For all these various allusions and debts, however, the Crane Kalman exhibition shows that Lowndes’s painting remained something completely of his own. Works from the mid 1960s onwards place people going about their everyday habits – huddled, inexpressive bodies in monochrome, gambling, drinking, playing darts, hanging out washing, as well as in amorous embrace in the marvellously named Love Near the Tripe Works (1963) – within looming, often hallucinatory backgrounds of garish impasto. With the exception of the embracing lovers, each figure, while grouped with others, remains aloof from their companions, absorbed in inner worlds that remain inaccessible to the viewer. As a statement on industrial working-class life, these figures, moving around their leisure time, surrounded by factories, shipyards, viaducts, and a ubiquitous red brick that veers from the oppressive to the lustrous, are invested with pathos and dignity. But it is a dignity that comes from remaining inscrutable to the viewer’s gaze.

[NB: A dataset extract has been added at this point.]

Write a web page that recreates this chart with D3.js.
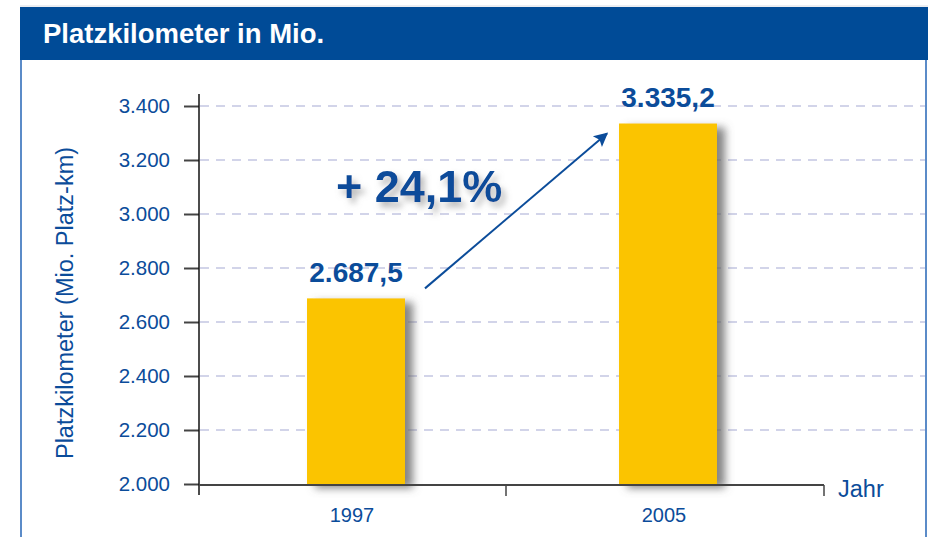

Crane Kalman includes a catalogue essay from half a century ago by the author Keith Waterhouse. At that point Lowndes was considered a significant figure in the ‘northern school’ of working-class artists, novelists, dramatists, actors, who transformed British cultural production in the decades following the Second World War – and many of these contemporaries, such as Waterhouse himself, plus the journalist/presenter Michael Parkinson and the actor Albert Finney, were early patrons of Lowndes. Indeed, Crane Kalman is itself part of this history, as a gallery that opened in Manchester in 1949 and was soon exhibiting work by Lowndes, and the exhibition includes paintings of Andras Kalman (1950) and Crane Gallery (1952) to signal this history. Since Lowndes’s death in 1978, however, his work has fallen in prominence. This centenary exhibition is a belated reminder of a distinctive artistic vision, and a crucial chapter in the history of working-class art in Britain.
‘Alan Lowndes (1921–1978): A Centenary Exhibition’ runs at Crane Kalman Gallery, London, until 31 January 2022.